[Tensorflow] Deep Learning for pose estimation

Frameworks

At the beginning I knew caffe and tensorflow, but just to note some others here is a list:

• Tensorflow (C++, Python)
• Caffe (C++, Python, MATLAB)
• Theano (Python)
• Torch (C++, Lua)
• Keras/Lasange (Python, built on top tensorflow/caffe)
• DeepLearning4J (Java, Scala, JVM, awesome documentation)

Read this post for more details.

Tensorflow seems to be the framework for cutting edge development and there is another library which makes usage of tensorflow easier called tensorpack.

Very basic deep learning introduction

Deep convolutional neural nets consist of three core components, which are stacked to an architecture depending on the task. These three components are called convolutional layer, pooling layer and fully connected layer. While the first two layers are combined, and are responsible for abstraction of features and generalization, the last layer is the classification layer, which puts the output from the other layers together and do the prediction. Basically, covNets work based on abstraction.

Convolutional layers

The convolutional layer is the name giving layer, which applies a convolutional kernel to images, extracting a feature. A feature is another representation of the original input  and is used by the following layers as input.

A kernel is based on how the human brain works. The human brain processes images in snippets, which are called receptive fields. A kernel does define a region (e.g. 9×9) and only considers these areas for calculation, so it’s a local or neighborhood method. When a kernel is applied on an image, the kernel slides through the image, with a specified stride. If the kernel is an edge detector, the output image, would be an image of edges, where the edge is the feature, which was detected.

Several of these kernels are applied at the same time and the generated new “images” are called  feature maps. The weights of the kernel are trained in the training phase and define the internal feature transformation for each of those feature maps. So if we take a raw input image and train the network with an label image, which was generated by an sobel edge detector the network will learn the sobel edge detector kernel weights itself, approximately.

Pooling

The pooling layer is the aggregating and generalizing layer. In the most cases a max pooling is proposed and this is what happens in this project too. Pooling does reduce the computation cost and increases the locally independence of features found, because it does provide a basic translation invariance.

Fully connected layer

The fully connected layer is often a layer with a 1×1 kernel. So technically there is no difference between convolutional and fully-connected layers, but the 1×1 sized kernel implies some more complexity.

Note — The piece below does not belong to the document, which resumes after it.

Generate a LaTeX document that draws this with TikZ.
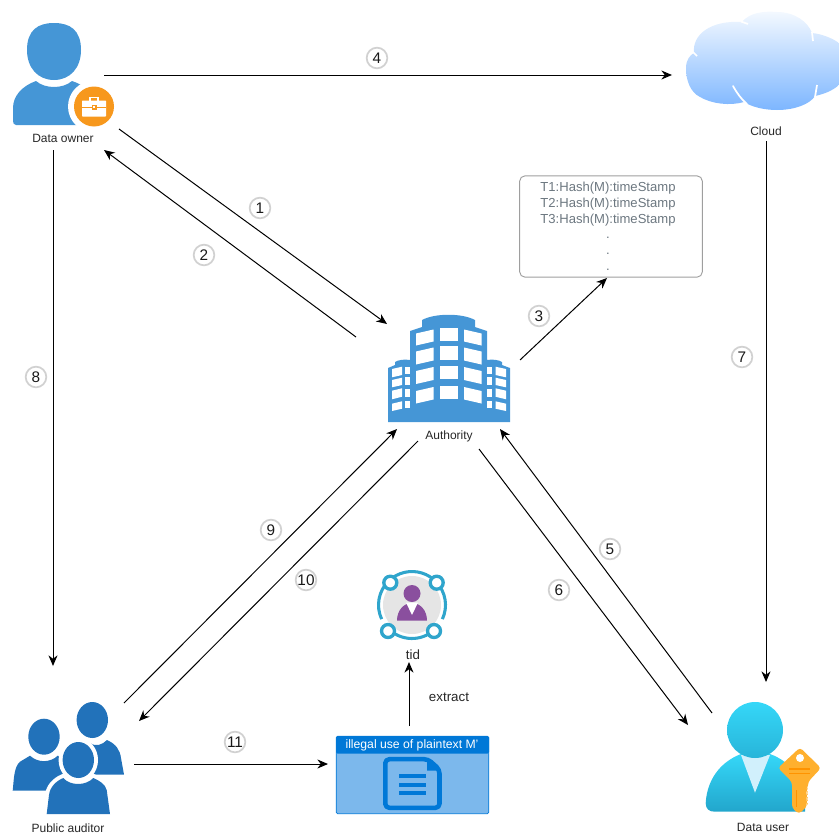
\documentclass[tikz,border=0pt]{standalone}
\usepackage{fontspec}
\setmainfont{Liberation Sans}
\usetikzlibrary{arrows.meta}
\definecolor{ownerblue}{HTML}{4596D6}
\definecolor{audblue}{HTML}{2272BA}
\definecolor{brief}{HTML}{F7981D}
\definecolor{docblue}{HTML}{0078D7}
\definecolor{doclight}{HTML}{7CB8EC}
\definecolor{ring}{HTML}{2FA5CC}
\definecolor{purp}{HTML}{8A4F9E}
\definecolor{usertop}{HTML}{35D7F8}
\definecolor{userbot}{HTML}{22A6CC}
\definecolor{keytop}{HTML}{FFB02E}
\definecolor{keybot}{HTML}{FFD814}
\definecolor{ledger}{HTML}{6C7780}
\definecolor{cloudtop}{HTML}{F4F9FF}
\definecolor{cloudbot}{HTML}{7DB6FF}
\tikzset{
  x=0.75pt,y=-0.75pt,
  flow/.style={draw=black,line width=0.75pt,-{Stealth[length=8pt,width=6.8pt]}},
  numtag/.style={circle,draw=black!18,line width=1.3pt,fill=white,minimum size=15.5pt,inner sep=0pt,font=\fontsize{11.5}{13}\selectfont,text=black!90},
  caption/.style={font=\fontsize{9}{10}\selectfont,text=black!85,inner sep=0pt},
  ledgertext/.style={font=\fontsize{9.8}{11}\selectfont,text=ledger,inner sep=0pt},
}
\begin{document}
\begin{tikzpicture}
\useasboundingbox (0,0) rectangle (839,835);
% Data owner
\fill[ownerblue] (27,50) .. controls (27,30) and (38,23) .. (54,23) .. controls (70,23) and (81,30) .. (81,50) .. controls (81,68) and (70,80) .. (54,80) .. controls (38,80) and (27,68) .. (27,50) -- cycle;
\fill[ownerblue] (36,81) .. controls (45,89) and (63,89) .. (72,81) .. controls (78,83) and (84,86) .. (90,92) -- (90,125) -- (16,125) .. controls (14,125) and (13,123) .. (13,121) -- (13,108) .. controls (13,96) and (22,86) .. (36,81) -- cycle;
\fill[white] (94,106.5) circle (26);
\fill[brief] (94,106.5) circle (20);
\fill[white,rounded corners=0.5pt] (82,100.5) rectangle (106,116.5);
\draw[white,line width=1pt] (90,100.5) -- (90,97.5) -- (98,97.5) -- (98,100.5);
\draw[brief,line width=0.7pt] (82,107) -- (106,107);
\fill[brief] (91.5,105) rectangle (96.5,109.5);
\fill[white] (92.7,106) rectangle (95.3,108.3);
\node[caption] (owner) at (63,138.5) {Data owner};
% Cloud
\shade[top color=cloudtop,bottom color=cloudbot]
 (686,68) .. controls (686,60) and (690,55) .. (694,53)
 .. controls (692,35) and (710,20) .. (742,22)
 .. controls (750,12) and (765,11) .. (777,12)
 .. controls (795,12) and (808,22) .. (812,33)
 .. controls (822,34) and (832,38) .. (839,43)
 -- (839,85)
 .. controls (832,91) and (824,94) .. (815,96)
 .. controls (810,104) and (795,110) .. (777,110)
 .. controls (764,110) and (752,107) .. (744,102)
 .. controls (730,106) and (712,104) .. (700,97)
 .. controls (690,92) and (686,80) .. (686,68) -- cycle;
\draw[white,line width=1.3pt,line cap=round] (733,86) .. controls (737,93) and (741,99) .. (747,104);
\draw[white,line width=1.3pt] (817,85) -- (815,97);
\draw[white,line width=1.3pt] (812,32) -- (813,41);
\draw[white,line width=1.3pt] (741,21.5) -- (748,24);
\draw[white,line width=1.3pt] (693,52) -- (697,56);
\node[caption] (cloud) at (766,131) {Cloud};
% Ledger
\node[draw=black!38,rounded corners=4pt,line width=0.7pt,minimum width=137pt,minimum height=76pt,inner sep=0pt] (ledgerbox) at (611,226.5) {};
\node[ledgertext] (t1) at (608,188.5) {T1:Hash(M):timeStamp};
\node[ledgertext] (t2) at (608,204.5) {T2:Hash(M):timeStamp};
\node[ledgertext] (t3) at (608,220) {T3:Hash(M):timeStamp};
\node[ledgertext] (d1) at (608,237.5) {.};
\node[ledgertext] (d2) at (608,253.5) {.};
\node[ledgertext] (d3) at (608,269.5) {.};
% Authority
\fill[ownerblue] (388,422) -- (388,368) -- (395,365) -- (395,362) .. controls (398,360) and (404,359) .. (410,360) -- (410,331) -- (422,327) -- (422,320) .. controls (435,313) and (462,313) .. (475,320) -- (475,327) -- (487,331) -- (487,360) .. controls (493,359) and (499,360) .. (502,362) -- (502,365) -- (510,368) -- (510,422) -- cycle;
\foreach \a/\b/\c/\d/\e/\f/\g/\h in {
 416/333.5/433.5/329.5/433.5/341.5/416/345.5, 439.5/327.5/457.5/327.5/457.5/340.5/439.5/340.5, 464/329.5/481.5/333.5/481.5/345.5/464/341.5,
 416/351.5/433.5/347.5/433.5/360.5/416/364.5, 439.5/346/457.5/346/457.5/359.5/439.5/359.5, 464/347.5/481.5/351.5/481.5/364.5/464/360.5,
 416/371/433.5/367/433.5/380/416/384, 439.5/365.5/457.5/365.5/457.5/378.5/439.5/378.5, 464/367/481.5/371/481.5/384/464/380,
 416/391/433.5/387/433.5/399.5/416/403.5, 439.5/386/457.5/386/457.5/399/439.5/399, 464/387/481.5/391/481.5/403.5/464/399.5,
 392/369/402/366.7/402/375/392/377.3, 392/380/402/377.7/402/385/392/387.3, 392/390.7/402/388.3/402/396.7/392/399.3, 392/403.7/402/401.3/402/408.7/392/411,
 405.3/366.7/410/366.7/410/374/405.3/374, 405.3/377.3/410/377.3/410/385/405.3/385, 405.3/388.7/410/388.7/410/396.7/405.3/396.7, 405.3/400.7/410/400.7/410/408.3/405.3/408.3,
 487.3/366.7/492/366.7/492/374/487.3/374, 487.3/377.3/492/377.3/492/385/487.3/385, 487.3/388.7/492/388.7/492/396.7/487.3/396.7, 487.3/400.7/492/400.7/492/408.3/487.3/408.3,
 495.5/366.7/506/369/506/377.3/495.5/375, 495.5/377.7/506/380/506/387.3/495.5/385, 495.5/388.3/506/390.7/506/399.3/495.5/396.7, 495.5/401.3/506/403.7/506/411/495.5/408.7}
 {\fill[white] (\a,\b) -- (\c,\d) -- (\e,\f) -- (\g,\h) -- cycle;}
\node[caption] (authority) at (449,436) {Authority};
% tid
\fill[black!10] (412,605) circle (29);
\foreach \p/\q in {43/134,134/205,228/310,335/403}{
  \draw[ring,line width=2.3pt] ({412+33.5*cos(\p)},{605-33.5*sin(\p)}) arc[start angle=\p,end angle=\q,radius=25.1pt];
}
\foreach \px/\py in {390.3/582.7,436.7/582.7,388/631,434/631}{
  \draw[ring,line width=2.5pt,fill=white] (\px,\py) circle (6.5);
}
\fill[purp] (412,593.5) circle (8.5);
\fill[purp] (397,620.7) .. controls (397,610) and (404,603) .. (412,603) .. controls (420,603) and (427,610) .. (427,620.7) -- cycle;
\fill[white] (406,602.5) -- (418,602.5) -- (412,615) -- cycle;
\node[caption,font=\fontsize{10}{11}\selectfont] (tid) at (413,655) {tid};
% Document
\node[draw=docblue,fill=doclight,rounded corners=1pt,line width=0.6pt,minimum width=114.5pt,minimum height=58pt,inner sep=0pt] (docbody) at (412.5,775) {};
\fill[docblue,rounded corners=1pt] (336,736) rectangle (489,753.5);
\node[font=\fontsize{9.15}{11}\selectfont,text=white,inner sep=0pt] (doctitle) at (412,745.5) {illegal use of plaintext M'};
\draw[docblue,line width=3.4pt,rounded corners=3pt,line join=round] (385.3,759.2) -- (428,759.2) -- (439.5,769.5) -- (439.5,807.8) -- (385.3,807.8) -- cycle;
\fill[docblue] (427,758) -- (427,770.5) -- (441,770.5) -- cycle;
\foreach \y in {776,784.5,793}{\fill[docblue] (398.7,\y-2) rectangle (426,\y+2);}
\node[font=\fontsize{10}{11}\selectfont,text=black!85,inner sep=0pt] (extractlabel) at (449,697.5) {extract};
% Public auditor
\fill[audblue] (90,743) .. controls (96,747) and (102,745) .. (107,740) .. controls (116,744) and (120,750) .. (121,758) -- (124,774.5) -- (85,774.5) -- cycle;
\fill[audblue] (92.3,720) ellipse (15.7 and 18);
\fill[audblue] (30,755.7) .. controls (38,763) and (50,763) .. (58,755.5) -- (70,770) -- (70,790.7) -- (12.7,790.7) .. controls (14,778) and (14,767) .. (20,761.7) -- cycle;
\fill[audblue] (44,736.7) ellipse (15.7 and 18);
\draw[white,line width=6pt] (78.3,760) ellipse (15.7 and 18);
\fill[audblue] (78.3,760) ellipse (15.7 and 18);
\draw[white,line width=6pt] (63.3,778) .. controls (70,786) and (86,786) .. (93.3,778) .. controls (100,781) and (105,784) .. (106.7,790) -- (110,814) -- (46.7,814) -- (49,795) .. controls (50,787) and (56,781) .. (63.3,778) -- cycle;
\fill[audblue] (63.3,778) .. controls (70,786) and (86,786) .. (93.3,778) .. controls (100,781) and (105,784) .. (106.7,790) -- (110,814) -- (46.7,814) -- (49,795) .. controls (50,787) and (56,781) .. (63.3,778) -- cycle;
\node[caption] (auditor) at (68,828) {Public auditor};
% Data user
\shade[top color=usertop,bottom color=userbot] (705.7,803) .. controls (707,780) and (720,762) .. (741,754) -- (770,754) .. controls (792,762) and (803,780) .. (805,803) -- (805,811.7) -- (715,811.7) .. controls (709,811.7) and (705.7,809) .. (705.7,803) -- cycle;
\fill[cyan!18] (741,755) -- (770,755) -- (755,792.7) -- cycle;
\shade[top color=usertop,bottom color=userbot!70!usertop] (755,730) circle (28);
\shade[top color=keytop,middle color=keybot,bottom color=keytop,rounded corners=2.5pt] (800,747.5) -- (821,768) -- (808,782) -- (808,788) -- (805.5,790.5) -- (808,793) -- (805.5,796) -- (808,799) -- (805.5,802) -- (808,805) -- (799,814) -- (792,808) -- (792,782) -- (778,768) -- cycle;
\fill[white] (800,758) circle (4);
\fill[orange!85!yellow] (789,768.2) rectangle (810,769.8);
\fill[orange!85!yellow] (789,772.8) rectangle (810,774.4);
\fill[orange!85!yellow] (795.5,790) rectangle (797,807);
\node[caption] (user) at (763,827.5) {Data user};
% Connector ends
\coordinate (c4a) at (104,75); \coordinate (c4b) at (672,75);
\coordinate (c1a) at (119,129); \coordinate (c1b) at (387,324);
\coordinate (c2a) at (356,337); \coordinate (c2b) at (104,150);
\coordinate (c3a) at (520,360); \coordinate (c3b) at (607,278);
\coordinate (c7a) at (766,141); \coordinate (c7b) at (766,682);
\coordinate (c8a) at (53,150); \coordinate (c8b) at (53,666);
\coordinate (c9a) at (124,703); \coordinate (c9b) at (397,429);
\coordinate (c10a) at (418,441); \coordinate (c10b) at (139,721);
\coordinate (c5a) at (712,713); \coordinate (c5b) at (500,429);
\coordinate (c6a) at (479,449); \coordinate (c6b) at (688,725);
\coordinate (c11a) at (134,764); \coordinate (c11b) at (328,764);
\coordinate (cxa) at (409,726); \coordinate (cxb) at (409,662);
\foreach \p in {4,1,2,3,7,8,9,10,5,6,11,x}{\draw[flow] (c\p a) -- (c\p b);}
% Number tags
\node[numtag] (n4) at (377,58) {4};
\node[numtag] (n1) at (260,208) {1};
\node[numtag] (n2) at (204,255) {2};
\node[numtag] (n3) at (539,316) {3};
\node[numtag] (n7) at (742,357) {7};
\node[numtag] (n8) at (36,377) {8};
\node[numtag] (n9) at (271,530) {9};
\node[numtag] (n10) at (306,580) {10};
\node[numtag] (n5) at (610,549) {5};
\node[numtag] (n6) at (559,590) {6};
\node[numtag] (n11) at (235,742) {11};
\end{tikzpicture}
\end{document}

The fully connected layer gathers all the features from previous layers and does the regression/classification, based on the most abstract features. Sometimes there are several of these layers in succession, to make the classifier more complex. Because of the layer is fully connected, which means that every neuron is connected to every other neuron and all these connections can be trained, this layer is usually responsible for the most of free parameters and subsequently the training duration.

Much better and deeper introduction here.

Data

Deep Learning is strongly restricted by the amount of existing data to train the covNet (convolutional neural network). To enable our network to predict poses in an image, we need a training dataset, which contains people and annotated positions. Furthermore, it is very important to find a data set, which is already big enough and free to use.

The MPII data set

The MPII data set consists of more than 25,000 images, which contain over 40,000 annotated persons and is designed for 2D pose estimation. This data was selected based on a taxonomy of 800 activities and contains 410 different activities, which are also part of the annotation. This data set was extracted from youtube videos and contains many different perspectives and occlusions.

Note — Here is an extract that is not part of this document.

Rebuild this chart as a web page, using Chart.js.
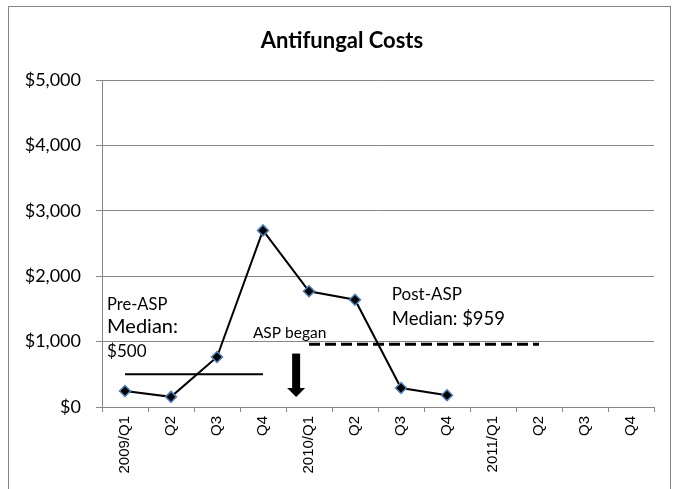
<!DOCTYPE html>
<html>
<head>
<meta charset="utf-8">
<script src="https://cdn.jsdelivr.net/npm/chart.js@4"></script>
<style>
  body { margin: 0; background: #fff; }
  #wrap { width: 677px; height: 489px; }
</style>
</head>
<body>
<div id="wrap"><canvas id="costChart" width="677" height="489"></canvas></div>
<script>
const chartTitle = 'Antifungal Costs';
const categories = ['2009/Q1', 'Q2', 'Q3', 'Q4', '2010/Q1', 'Q2', 'Q3', 'Q4', '2011/Q1', 'Q2', 'Q3', 'Q4'];
const costs = [245, 155, 765, 2700, 1770, 1640, 290, 180, null, null, null, null];
const preMedian = [500, 500, 500, 500, null, null, null, null, null, null, null, null];
const postMedian = [null, null, null, null, 959, 959, 959, 959, 959, 959, null, null];
const yTicks = [0, 1000, 2000, 3000, 4000, 5000];

// notes placed in data units (category index, dollars)
const notes = [
    { text: 'Pre-ASP', x: -0.39, y: 1480, size: 16.5 },
    { text: 'Median:', x: -0.39, y: 1127, size: 20 },
    { text: '$500', x: -0.39, y: 765, size: 17 },
    { text: 'ASP began', x: 2.78, y: 1055, size: 15.5 },
    { text: 'Post-ASP', x: 5.80, y: 1632, size: 17 },
    { text: 'Median: $959', x: 5.80, y: 1249, size: 18.5 }
];
const arrow = { x: 3.72, from: 817, to: 153 };

const notesPlugin = {
    id: 'notes',
    beforeDraw(chart) {
        const c = chart.ctx;
        c.save();
        c.strokeStyle = '#868686';
        c.lineWidth = 1;
        c.strokeRect(8.5, 6.5, 662, 500);
        // title sits a bit right of the canvas centre, like the original
        c.fillStyle = '#000';
        c.font = 'bold 22px Lato';
        c.textAlign = 'center';
        c.textBaseline = 'middle';
        c.fillText(chartTitle, 342, 41);
        c.restore();
    },
    afterDatasetsDraw(chart) {
        const c = chart.ctx;
        const xs = chart.scales.x, ys = chart.scales.y;
        c.save();
        c.fillStyle = '#000';
        c.textBaseline = 'alphabetic';
        c.textAlign = 'left';
        notes.forEach(n => {
            c.font = n.size + 'px Lato';
            c.fillText(n.text, xs.getPixelForValue(n.x), ys.getPixelForValue(n.y));
        });
        const ax = xs.getPixelForValue(arrow.x);
        const top = ys.getPixelForValue(arrow.from);
        const bot = ys.getPixelForValue(arrow.to);
        c.fillRect(ax - 4, top, 8, bot - top - 8);
        c.beginPath();
        c.moveTo(ax - 9, bot - 9);
        c.lineTo(ax + 9, bot - 9);
        c.lineTo(ax, bot);
        c.closePath();
        c.fill();
        c.restore();
    }
};

new Chart(document.getElementById('costChart'), {
    type: 'line',
    data: {
        labels: categories,
        datasets: [
            {
                label: 'Costs',
                data: costs,
                borderColor: '#000',
                borderWidth: 2,
                pointStyle: 'rectRot',
                pointRadius: 5.5,
                pointBackgroundColor: '#000',
                pointBorderColor: '#4F81BD',
                pointBorderWidth: 1.5,
                tension: 0
            },
            {
                label: 'Pre-ASP median',
                data: preMedian,
                borderColor: '#000',
                borderWidth: 2,
                pointRadius: 0
            },
            {
                label: 'Post-ASP median',
                data: postMedian,
                borderColor: '#000',
                borderWidth: 3,
                borderDash: [11, 5],
                pointRadius: 0
            }
        ]
    },
    options: {
        responsive: false,
        animation: false,
        layout: { padding: { left: 10, right: 23, top: 80, bottom: 10 } },
        plugins: {
            title: { display: false },
            legend: { display: false },
            tooltip: { enabled: false }
        },
        scales: {
            x: {
                offset: true,
                afterFit: s => { s.height = 72; },
                grid: {
                    display: true,
                    offset: true,
                    drawOnChartArea: false,
                    color: '#868686',
                    tickLength: 5
                },
                border: { color: '#868686' },
                ticks: {
                    color: '#000',
                    font: { family: 'Liberation Sans', size: 15 },
                    minRotation: 90,
                    maxRotation: 90,
                    autoSkip: false,
                    padding: 4
                }
            },
            y: {
                min: 0,
                max: 5000,
                afterFit: s => { s.width = 92; },
                afterBuildTicks: s => { s.ticks = yTicks.map(v => ({ value: v })); },
                grid: { color: '#868686', tickLength: 6 },
                border: { color: '#868686' },
                ticks: {
                    color: '#000',
                    font: { family: 'Lato', size: 18 },
                    padding: 15,
                    callback: v => '$' + v.toLocaleString('en-US')
                }
            }
        }
    },
    plugins: [notesPlugin]
});
</script>
</body>
</html>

The data is not preprocessed in any way, so aspect ratio and size is different for many of the images. To train a covNet, it is necessary to have equal sized images and try to get a person into the middle of the image. The first step was to preprocess the data. I don´t want to go into details here, you can look at the code, if you want to know more about it.

Problem

In the Mpii data set there are several images, which include more than one human. If the network is trained to predict 2D coordinates of the joint positions, there is the problem of training with multiple labels. If an image shows more than one single person, but the labels only mark the joints of one person, the network is told that there is only a single person. This would lead to bad performance.  Thus, the common approach to solve this is to create an activation/confidence map. Confidence maps are basically images of feature probabilities. To transform the position labels to these activation maps the Gaussian normal distribution around the center label position is generated as an image. The network is trained to find a prediction image, which fits the training image (regression).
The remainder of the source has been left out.